** Start Available records **

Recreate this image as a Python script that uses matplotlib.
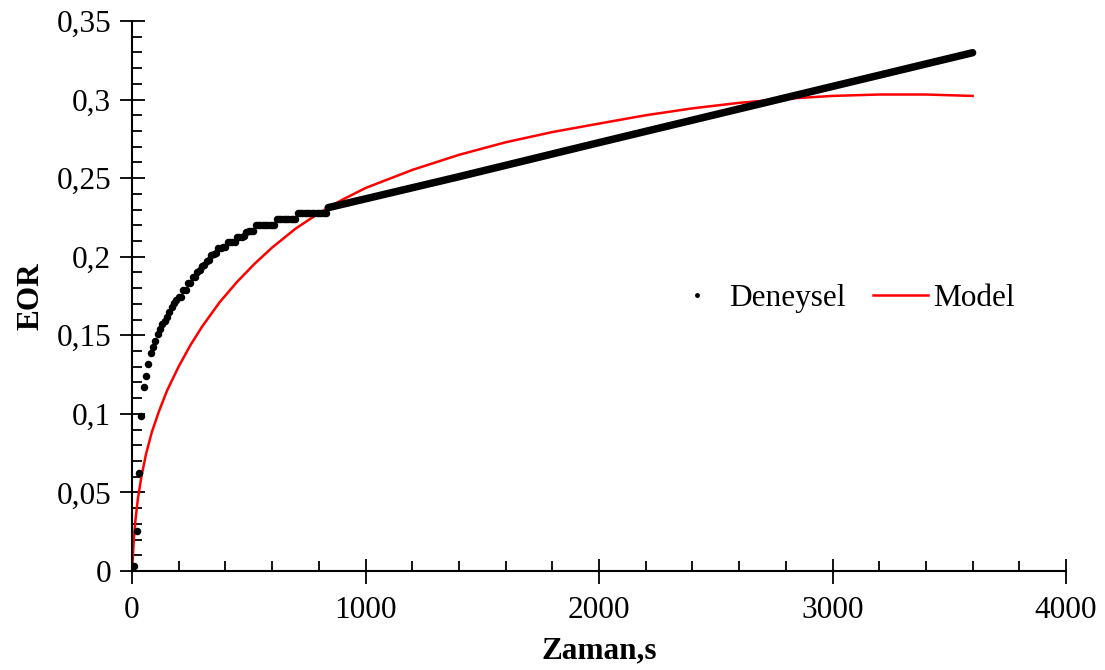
import numpy as np
import matplotlib.pyplot as plt
from matplotlib.ticker import MultipleLocator, FuncFormatter

# Deneysel (experimental) points, early part, one every 10 s
exp_t = [0, 10, 20, 30, 40, 50, 60, 70, 80, 90, 100, 110, 120, 130, 140, 150, 160, 170, 180, 190,
         200, 210, 220, 230, 240, 250, 260, 270, 280, 290, 300, 310, 320, 330, 340, 350, 360,
         370, 380, 390, 400, 410, 420, 430, 440, 450, 460, 470, 480, 490, 500, 510, 520,
         530, 540, 550, 560, 570, 580, 590, 600, 610,
         620, 630, 640, 650, 660, 670, 680, 690, 700,
         710, 720, 730, 740, 750, 760, 770, 780, 790, 800, 810, 820, 830]
exp_y = [0.0, 0.0034, 0.0256, 0.0622, 0.0986, 0.1169, 0.1241, 0.1317, 0.1389, 0.1427, 0.1464,
         0.1506, 0.1540, 0.1572, 0.1590, 0.1618, 0.1646, 0.1682, 0.1704, 0.1725,
         0.1746, 0.1746, 0.1788, 0.1788, 0.1830, 0.1830, 0.1869, 0.1869, 0.1905, 0.1915,
         0.1940, 0.1950, 0.1975, 0.1979, 0.2011, 0.2017, 0.2022,
         0.2054, 0.2056, 0.2060, 0.2060, 0.2092, 0.2096, 0.2096, 0.2096,
         0.2127, 0.2127, 0.2127, 0.2130, 0.2160, 0.2163, 0.2166, 0.2166,
         0.2202, 0.2202, 0.2202, 0.2202, 0.2202, 0.2202, 0.2202, 0.2202, 0.2202,
         0.2238, 0.2238, 0.2238, 0.2238, 0.2238, 0.2238, 0.2238, 0.2238, 0.2238,
         0.2276, 0.2276, 0.2276, 0.2276, 0.2276, 0.2276, 0.2276, 0.2276, 0.2276, 0.2276,
         0.2276, 0.2276, 0.2276]

# later experimental part: points so dense they merge into a thick line
exp_t2 = [840, 1400, 2000, 2800, 3600]
exp_y2 = [0.2312, 0.2509, 0.2726, 0.3012, 0.3298]

# Model curve
mod_t = [0, 3, 8, 15, 25, 40, 60, 85, 115, 150, 200, 250, 300, 375, 450, 525, 600, 700,
         800, 900, 1000, 1200, 1400, 1600, 1800, 2000, 2200, 2400, 2600, 2800, 3000,
         3200, 3400, 3600]
mod_y = [0.0, 0.008, 0.021, 0.033, 0.046, 0.060, 0.0745, 0.0885, 0.1015, 0.1148, 0.1302,
         0.1437, 0.1555, 0.1710, 0.1840, 0.1955, 0.2058, 0.2178, 0.2277, 0.2362, 0.2437,
         0.2552, 0.2648, 0.2728, 0.2793, 0.2847, 0.2900, 0.2944, 0.2979, 0.3005, 0.3023,
         0.3032, 0.3032, 0.3023]

plt.rcParams['font.family'] = ['Liberation Serif', 'DejaVu Serif']
fs = 22.5

fig = plt.figure(figsize=(11.05, 6.70), dpi=100)
ax = fig.add_axes([0.1195, 0.1478, 0.8452, 0.8209])

ax.plot(mod_t, mod_y, color='#ff0000', lw=1.8, label='Model', zorder=2)
ax.plot(exp_t2, exp_y2, color='black', lw=5.4, solid_capstyle='round', zorder=3)
pts, = ax.plot(exp_t, exp_y, 'o', color='black', ms=5.4, mew=0, label='Deneysel', zorder=4)

ax.set_xlim(0, 4000)
ax.set_ylim(0, 0.35)
ax.xaxis.set_major_locator(MultipleLocator(1000))
ax.xaxis.set_minor_locator(MultipleLocator(200))
ax.yaxis.set_major_locator(MultipleLocator(0.05))
ax.yaxis.set_minor_locator(MultipleLocator(0.01))
ax.yaxis.set_major_formatter(FuncFormatter(lambda v, p: ('%g' % round(v, 4)).replace('.', ',')))

for s in ['top', 'right']:
    ax.spines[s].set_visible(False)
for s in ['left', 'bottom']:
    ax.spines[s].set_linewidth(1.5)
ax.tick_params(which='major', direction='inout', length=18, width=1.3, labelsize=fs)
ax.tick_params(which='minor', direction='in', length=7, width=1.3)
ax.tick_params(axis='x', which='major', pad=9)
ax.tick_params(axis='y', which='major', pad=6)

ax.set_xlabel('Zaman,s', fontsize=fs, fontweight='bold', labelpad=8)
ax.set_ylabel('EOR', fontsize=fs, fontweight='bold', labelpad=8)

handles = [pts, ax.lines[0]]
ax.legend(handles, ['Deneysel', 'Model'], loc='center', bbox_to_anchor=(0.76, 0.496),
          ncol=2, frameon=False, fontsize=fs, markerscale=0.65, handlelength=1.75,
          handletextpad=0.15, columnspacing=0.9)

fig.savefig('out.png', dpi=100)
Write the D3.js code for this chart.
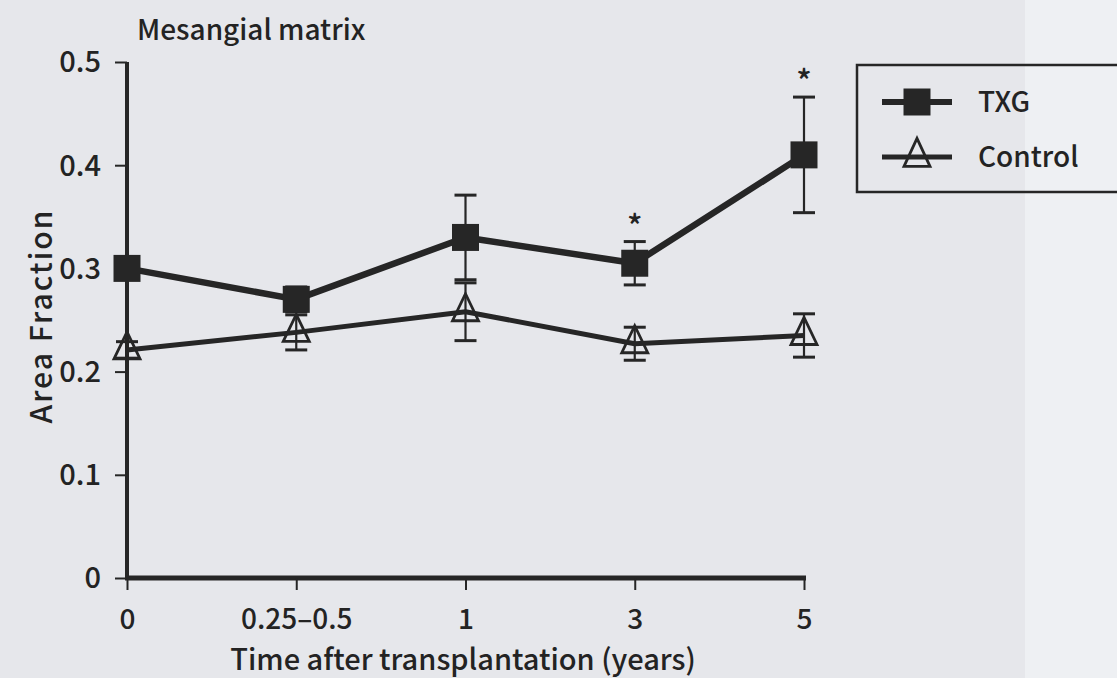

** End Available records **

Pictures excluded, repeat exactly the lines from the top of the material through the line with "exp_y2 = [0.2312, 0.2509, 0.2726, 0.3012, 0.3298]", including both of those lines.

Recreate this image as a Python script that uses matplotlib.
import numpy as np
import matplotlib.pyplot as plt
from matplotlib.ticker import MultipleLocator, FuncFormatter

# Deneysel (experimental) points, early part, one every 10 s
exp_t = [0, 10, 20, 30, 40, 50, 60, 70, 80, 90, 100, 110, 120, 130, 140, 150, 160, 170, 180, 190,
         200, 210, 220, 230, 240, 250, 260, 270, 280, 290, 300, 310, 320, 330, 340, 350, 360,
         370, 380, 390, 400, 410, 420, 430, 440, 450, 460, 470, 480, 490, 500, 510, 520,
         530, 540, 550, 560, 570, 580, 590, 600, 610,
         620, 630, 640, 650, 660, 670, 680, 690, 700,
         710, 720, 730, 740, 750, 760, 770, 780, 790, 800, 810, 820, 830]
exp_y = [0.0, 0.0034, 0.0256, 0.0622, 0.0986, 0.1169, 0.1241, 0.1317, 0.1389, 0.1427, 0.1464,
         0.1506, 0.1540, 0.1572, 0.1590, 0.1618, 0.1646, 0.1682, 0.1704, 0.1725,
         0.1746, 0.1746, 0.1788, 0.1788, 0.1830, 0.1830, 0.1869, 0.1869, 0.1905, 0.1915,
         0.1940, 0.1950, 0.1975, 0.1979, 0.2011, 0.2017, 0.2022,
         0.2054, 0.2056, 0.2060, 0.2060, 0.2092, 0.2096, 0.2096, 0.2096,
         0.2127, 0.2127, 0.2127, 0.2130, 0.2160, 0.2163, 0.2166, 0.2166,
         0.2202, 0.2202, 0.2202, 0.2202, 0.2202, 0.2202, 0.2202, 0.2202, 0.2202,
         0.2238, 0.2238, 0.2238, 0.2238, 0.2238, 0.2238, 0.2238, 0.2238, 0.2238,
         0.2276, 0.2276, 0.2276, 0.2276, 0.2276, 0.2276, 0.2276, 0.2276, 0.2276, 0.2276,
         0.2276, 0.2276, 0.2276]

# later experimental part: points so dense they merge into a thick line
exp_t2 = [840, 1400, 2000, 2800, 3600]
exp_y2 = [0.2312, 0.2509, 0.2726, 0.3012, 0.3298]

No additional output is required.